▶ _What is expected_
Copy each line holding the string "Write".

□ □ □ □

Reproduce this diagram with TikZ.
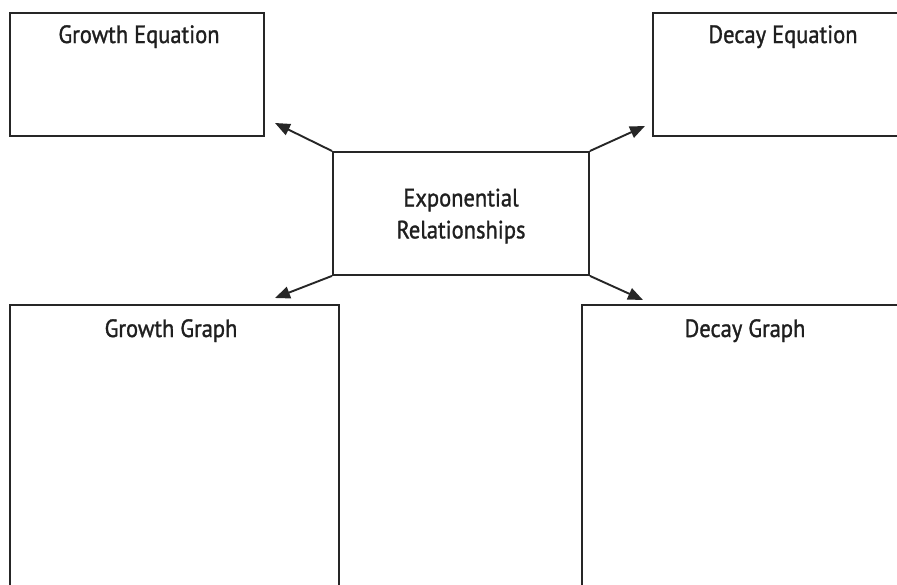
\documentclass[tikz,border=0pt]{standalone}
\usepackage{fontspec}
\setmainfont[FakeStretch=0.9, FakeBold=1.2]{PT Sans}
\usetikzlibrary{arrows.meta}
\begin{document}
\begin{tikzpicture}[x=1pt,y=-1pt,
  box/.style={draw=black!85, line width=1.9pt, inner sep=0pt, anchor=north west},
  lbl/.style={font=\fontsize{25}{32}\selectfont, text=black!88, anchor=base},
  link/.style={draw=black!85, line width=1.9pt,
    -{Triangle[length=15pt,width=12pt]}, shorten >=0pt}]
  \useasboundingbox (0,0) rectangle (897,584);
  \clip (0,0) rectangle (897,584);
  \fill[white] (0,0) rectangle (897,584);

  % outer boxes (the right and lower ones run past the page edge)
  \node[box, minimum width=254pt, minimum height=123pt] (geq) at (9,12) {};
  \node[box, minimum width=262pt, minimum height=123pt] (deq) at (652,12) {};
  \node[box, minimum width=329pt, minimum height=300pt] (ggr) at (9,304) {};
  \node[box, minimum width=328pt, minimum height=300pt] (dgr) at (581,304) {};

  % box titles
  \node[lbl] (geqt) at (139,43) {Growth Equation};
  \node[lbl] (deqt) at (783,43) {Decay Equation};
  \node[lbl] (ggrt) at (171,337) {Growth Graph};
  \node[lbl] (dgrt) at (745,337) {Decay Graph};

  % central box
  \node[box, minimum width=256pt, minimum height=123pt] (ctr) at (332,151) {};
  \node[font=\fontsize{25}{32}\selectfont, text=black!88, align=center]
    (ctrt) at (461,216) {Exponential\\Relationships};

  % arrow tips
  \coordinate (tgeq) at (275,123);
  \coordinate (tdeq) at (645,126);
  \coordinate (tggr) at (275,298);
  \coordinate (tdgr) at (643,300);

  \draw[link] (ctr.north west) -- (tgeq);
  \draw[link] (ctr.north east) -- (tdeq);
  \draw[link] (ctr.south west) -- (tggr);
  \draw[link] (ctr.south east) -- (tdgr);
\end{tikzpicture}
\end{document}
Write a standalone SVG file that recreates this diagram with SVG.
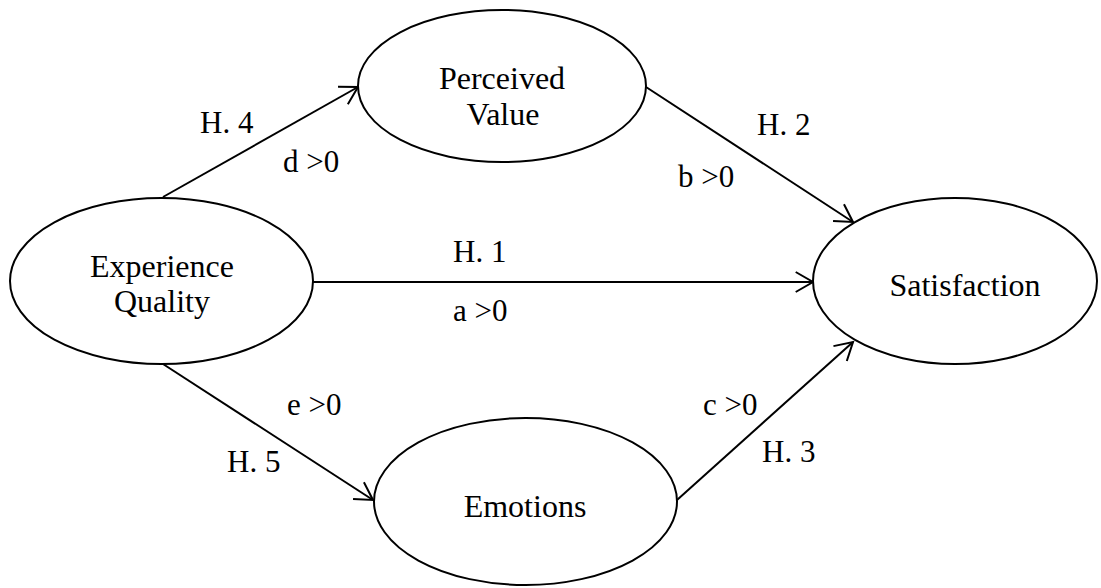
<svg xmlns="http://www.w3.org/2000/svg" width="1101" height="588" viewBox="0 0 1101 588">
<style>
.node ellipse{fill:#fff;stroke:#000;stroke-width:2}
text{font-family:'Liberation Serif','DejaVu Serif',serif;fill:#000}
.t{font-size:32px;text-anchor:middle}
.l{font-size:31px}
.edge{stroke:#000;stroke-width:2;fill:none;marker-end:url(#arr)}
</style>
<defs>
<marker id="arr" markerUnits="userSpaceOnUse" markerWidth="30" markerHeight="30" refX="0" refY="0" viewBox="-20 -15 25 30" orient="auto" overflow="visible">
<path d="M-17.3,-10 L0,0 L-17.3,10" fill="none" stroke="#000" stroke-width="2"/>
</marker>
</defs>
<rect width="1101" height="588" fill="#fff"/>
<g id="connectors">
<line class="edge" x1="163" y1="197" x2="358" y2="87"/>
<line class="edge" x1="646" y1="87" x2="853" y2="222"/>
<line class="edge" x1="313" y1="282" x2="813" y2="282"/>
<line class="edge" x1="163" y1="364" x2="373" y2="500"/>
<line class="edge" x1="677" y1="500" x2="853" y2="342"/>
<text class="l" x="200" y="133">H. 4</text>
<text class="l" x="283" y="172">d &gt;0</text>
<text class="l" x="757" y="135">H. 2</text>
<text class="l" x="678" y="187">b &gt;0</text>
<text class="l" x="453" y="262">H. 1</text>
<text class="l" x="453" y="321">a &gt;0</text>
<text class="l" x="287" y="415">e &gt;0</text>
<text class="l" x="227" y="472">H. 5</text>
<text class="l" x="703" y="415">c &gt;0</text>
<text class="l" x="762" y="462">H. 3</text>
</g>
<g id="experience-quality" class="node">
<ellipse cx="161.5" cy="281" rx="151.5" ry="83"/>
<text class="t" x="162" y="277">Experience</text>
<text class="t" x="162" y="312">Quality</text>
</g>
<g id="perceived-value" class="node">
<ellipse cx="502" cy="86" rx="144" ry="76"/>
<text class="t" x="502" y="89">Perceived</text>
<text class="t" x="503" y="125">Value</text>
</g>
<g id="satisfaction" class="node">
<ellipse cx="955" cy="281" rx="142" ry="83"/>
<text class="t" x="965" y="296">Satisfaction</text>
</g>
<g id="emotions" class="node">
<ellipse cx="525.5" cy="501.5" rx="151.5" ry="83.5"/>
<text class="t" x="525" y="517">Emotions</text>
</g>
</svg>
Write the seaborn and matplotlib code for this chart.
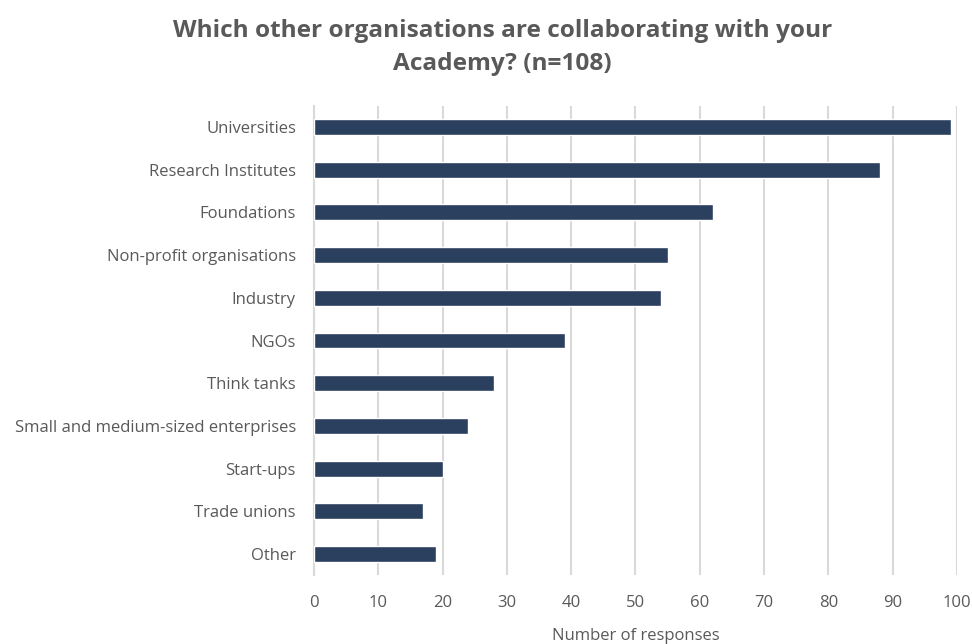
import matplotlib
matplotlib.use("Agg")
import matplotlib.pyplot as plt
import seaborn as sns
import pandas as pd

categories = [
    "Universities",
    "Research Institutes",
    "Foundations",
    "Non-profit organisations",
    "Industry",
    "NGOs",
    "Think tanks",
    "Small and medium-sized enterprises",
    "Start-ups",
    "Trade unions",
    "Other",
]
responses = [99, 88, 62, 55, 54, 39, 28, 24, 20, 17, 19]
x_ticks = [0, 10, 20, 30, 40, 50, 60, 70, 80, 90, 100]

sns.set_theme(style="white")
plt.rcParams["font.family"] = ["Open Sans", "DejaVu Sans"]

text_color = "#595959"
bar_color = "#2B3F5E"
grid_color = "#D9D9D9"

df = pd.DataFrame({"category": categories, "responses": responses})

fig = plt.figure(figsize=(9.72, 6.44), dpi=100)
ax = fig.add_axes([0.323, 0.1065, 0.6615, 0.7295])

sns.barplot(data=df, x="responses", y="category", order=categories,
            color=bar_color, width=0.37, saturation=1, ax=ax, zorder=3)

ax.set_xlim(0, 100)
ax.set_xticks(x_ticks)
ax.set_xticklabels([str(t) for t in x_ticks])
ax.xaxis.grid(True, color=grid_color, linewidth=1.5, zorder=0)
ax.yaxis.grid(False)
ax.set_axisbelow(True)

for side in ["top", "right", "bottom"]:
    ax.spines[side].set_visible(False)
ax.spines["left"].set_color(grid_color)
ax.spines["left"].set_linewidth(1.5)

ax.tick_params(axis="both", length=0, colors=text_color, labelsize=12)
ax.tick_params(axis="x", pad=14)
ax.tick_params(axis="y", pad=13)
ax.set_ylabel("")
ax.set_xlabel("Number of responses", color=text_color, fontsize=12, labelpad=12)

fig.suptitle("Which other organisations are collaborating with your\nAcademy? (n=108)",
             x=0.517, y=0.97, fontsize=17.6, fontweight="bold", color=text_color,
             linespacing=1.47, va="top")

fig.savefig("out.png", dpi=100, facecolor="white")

□ □ □ □

▶ _Final result_
Write a standalone SVG file that recreates this diagram with SVG.
Write the seaborn and matplotlib code for this chart.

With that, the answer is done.